I believe it was a sometime in the summer of 2001, a few weeks after I moved into my first apartment, my phone rang. I answered it, and a guy says, “Hey Steve, it’s Tom.”
I didn’t know any
Toms, so I asked, “Who?”
He replied, “Tom,”
slightly angrily.
I took a moment
and thought. I had gone to school with a
Tom, but I hadn’t spoken to him in a decade or so, and there was no way he
could have gotten this number. “Who?”
“Karen’s brother,”
he almost shouted.
I almost shouted
back, “Who the fuck is Karen,” but I stopped myself and said I think he had the
wrong number. I think in the following
months there was a message or two on my machine for the other Steve, so apparently
our numbers were very close.
Anyway, a few
weeks ago I put up a post asking “What’s the weirdest conversation you’ve had?”
and I gave a condensed version of that story.
A few days after I did that, I came across an old blog post I had done that
resulted from that incident. Apparently,
I was trying to come up with a very short story, and I came up with an idea:
The story was set in one of those dystopian futures where people have numbers instead of names, for example, A517 or A to his friends. Well, A sits down to a “genuine, vat-grown steak” when his comm buzzes. He answers and someone goes, “Hey A, it’s T.” A doesn’t know any Ts, so T explains he works with R at the clone factory.
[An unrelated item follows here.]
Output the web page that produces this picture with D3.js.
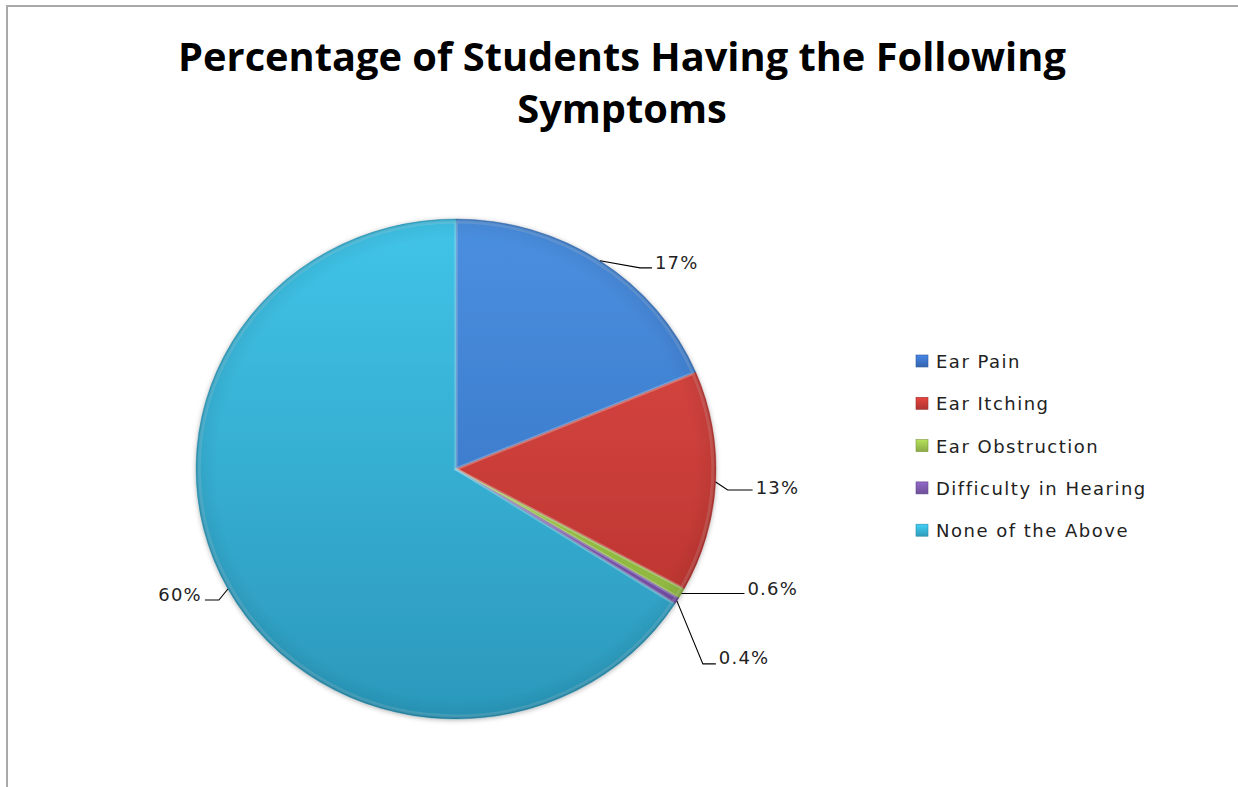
<!DOCTYPE html>
<html>
<head>
<meta charset="utf-8">
<script src="https://cdn.jsdelivr.net/npm/d3@7"></script>
<style>
  html, body { margin: 0; padding: 0; background: #fff; }
  svg { display: block; }
</style>
</head>
<body>
<svg id="chart" width="1238" height="787"></svg>
<script>
// ---- data ----
const categories = ["Ear Pain", "Ear Itching", "Ear Obstruction", "Difficulty in Hearing", "None of the Above"];
const values = [17, 13, 0.6, 0.4, 60];
const valueLabels = ["17%", "13%", "0.6%", "0.4%", "60%"];
const titleLines = ["Percentage of Students Having the Following", "Symptoms"];

// ---- styling ----
const topColors = ["#4b8fe0", "#e04c46", "#a9d252", "#8b62c2", "#40c4e8"];
const bottomColors = ["#316cbc", "#b32f2b", "#86ae3c", "#674896", "#2b98bb"];
const legendColors = ["#3b70c2", "#c23a35", "#98bd4c", "#7a58a8", "#36aed0"];

// leader line layout relative to each slice's outer anchor point:
// [elbowDx, elbowDy, endDx, textSide, baselineShift]
const leaderLayout = [
  [40, 7, 52, 1, 1],
  [12, 8, 37, 1, 4],
  [0, 0, 63, 1, 1],
  [26, 63, 39, 1, 0],
  [-9, 11, -23, -1, 1]
];

const svg = d3.select("#chart");
const W = 1238, H = 787;

// chart area border (top and left edges visible)
svg.append("path")
  .attr("d", `M7,${H} L7,6 L${W},6`)
  .attr("fill", "none")
  .attr("stroke", "#a9a9a9")
  .attr("stroke-width", 2);

// ---- title ----
const titleCx = 622;
const title = svg.append("g");
const t1 = title.append("text")
  .attr("x", titleCx).attr("y", 71)
  .attr("text-anchor", "middle")
  .style("font-family", "'Open Sans', sans-serif")
  .style("font-weight", "bold")
  .style("font-size", "35px")
  .attr("fill", "#000")
  .text(titleLines[0]);
// fit first title line to its width
const targetW = 888;
const w0 = t1.node().getComputedTextLength();
const fs = 35 * targetW / w0;
t1.style("font-size", fs + "px");
title.append("text")
  .attr("x", titleCx).attr("y", 123)
  .attr("text-anchor", "middle")
  .style("font-family", "'Open Sans', sans-serif")
  .style("font-weight", "bold")
  .style("font-size", fs + "px")
  .attr("fill", "#000")
  .text(titleLines[1]);

// ---- pie ----
const cx = 456, cy = 469, R = 250, sx = 1.04;
const defs = svg.append("defs");

values.forEach((v, i) => {
  const g = defs.append("linearGradient")
    .attr("id", "grad" + i)
    .attr("gradientUnits", "userSpaceOnUse")
    .attr("x1", 0).attr("y1", -R).attr("x2", 0).attr("y2", R);
  g.append("stop").attr("offset", "0%").attr("stop-color", topColors[i]);
  g.append("stop").attr("offset", "100%").attr("stop-color", bottomColors[i]);

  const lg = defs.append("linearGradient")
    .attr("id", "lgrad" + i)
    .attr("x1", 0).attr("y1", 0).attr("x2", 0).attr("y2", 1);
  lg.append("stop").attr("offset", "0%").attr("stop-color", d3.color(legendColors[i]).brighter(0.5));
  lg.append("stop").attr("offset", "100%").attr("stop-color", d3.color(legendColors[i]).darker(0.3));
});

// soft rim shading for the bevel look
const rim = defs.append("radialGradient")
  .attr("id", "rim")
  .attr("gradientUnits", "userSpaceOnUse")
  .attr("cx", 0).attr("cy", 0).attr("r", R);
rim.append("stop").attr("offset", "92%").attr("stop-color", "#000").attr("stop-opacity", 0);
rim.append("stop").attr("offset", "98%").attr("stop-color", "#000").attr("stop-opacity", 0.05);
rim.append("stop").attr("offset", "100%").attr("stop-color", "#000").attr("stop-opacity", 0.15);

const shadow = defs.append("filter").attr("id", "shadow")
  .attr("x", "-10%").attr("y", "-10%").attr("width", "120%").attr("height", "120%");
shadow.append("feDropShadow")
  .attr("dx", 0).attr("dy", 1).attr("stdDeviation", 2.5)
  .attr("flood-color", "#000").attr("flood-opacity", 0.3);

const pie = d3.pie().sort(null).value(d => d);
const arcs = pie(values);
const arc = d3.arc().innerRadius(0).outerRadius(R);

const pieG = svg.append("g")
  .attr("transform", `translate(${cx},${cy}) scale(${sx},1)`);

const slices = pieG.append("g").attr("filter", "url(#shadow)");
slices.selectAll("path.slice")
  .data(arcs)
  .join("path")
  .attr("class", "slice")
  .attr("d", arc)
  .attr("fill", (d, i) => `url(#grad${i})`)
  .attr("stroke", (d, i) => d3.color(bottomColors[i]).darker(0.5))
  .attr("stroke-width", 0.6)
  .attr("stroke-opacity", 0.6);

// bevel highlights along the slice edges
pieG.selectAll("path.bevel")
  .data(arcs)
  .join("path")
  .attr("class", "bevel")
  .attr("d", d3.arc().innerRadius(0).outerRadius(R - 3))
  .attr("fill", "none")
  .attr("stroke", "#fff")
  .attr("stroke-opacity", 0.15)
  .attr("stroke-width", 3);

pieG.append("circle")
  .attr("r", R)
  .attr("fill", "url(#rim)")
  .attr("pointer-events", "none");

// ---- data labels with leader lines ----
const labelsG = svg.append("g");
arcs.forEach((d, i) => {
  const mid = (d.startAngle + d.endAngle) / 2;
  const ax = cx + sx * R * Math.sin(mid);
  const ay = cy - R * Math.cos(mid);
  const [ex, ey, endDx, side, bShift] = leaderLayout[i];
  const p1 = [ax + ex, ay + ey];
  const p2 = [ax + endDx, ay + ey];
  labelsG.append("path")
    .attr("d", d3.line()([[ax, ay], p1, p2]))
    .attr("fill", "none")
    .attr("stroke", "#000")
    .attr("stroke-width", 1.1);
  labelsG.append("text")
    .attr("x", p2[0] + side * 3)
    .attr("y", p2[1] + bShift)
    .attr("text-anchor", side > 0 ? "start" : "end")
    .style("font-family", "'DejaVu Sans', sans-serif")
    .style("font-size", "18px")
    .style("letter-spacing", "1.2px")
    .attr("fill", "#222")
    .text(valueLabels[i]);
});

// ---- legend ----
const legend = svg.append("g").attr("transform", "translate(916,355)");
const rowH = 42.3;
categories.forEach((c, i) => {
  const row = legend.append("g").attr("transform", `translate(0,${i * rowH})`);
  row.append("rect")
    .attr("x", 0).attr("y", 0).attr("width", 12).attr("height", 12)
    .attr("fill", `url(#lgrad${i})`)
    .attr("stroke", d3.color(legendColors[i]).darker(0.6))
    .attr("stroke-width", 0.6);
  row.append("text")
    .attr("x", 20).attr("y", 13)
    .style("font-family", "'DejaVu Sans', sans-serif")
    .style("font-size", "18px")
    .style("letter-spacing", "1.5px")
    .attr("fill", "#222")
    .text(c);
});
</script>
</body>
</html>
A still doesn’t know who T is, so T in frustration asks, “This is A571, right?”
“No, I’m A517.”
“Oh. I’m sorry. I guess I have the wrong number.”
Now, I know the
first draft – let alone the rough outline – of everything sucks, but I highly
doubt any amount of editing could turn that into something … halfway good.
I wrote that in my
notebook, and then forgot about it. Some
years later, I was flipping through my notebook and saw it, and wrote up the
blog where I was thinking about an author putting out a collection of their
terrible stories, and what would be a good title for it. And I wondered if how we react to our bad
stories could be some sort of personality test for writers.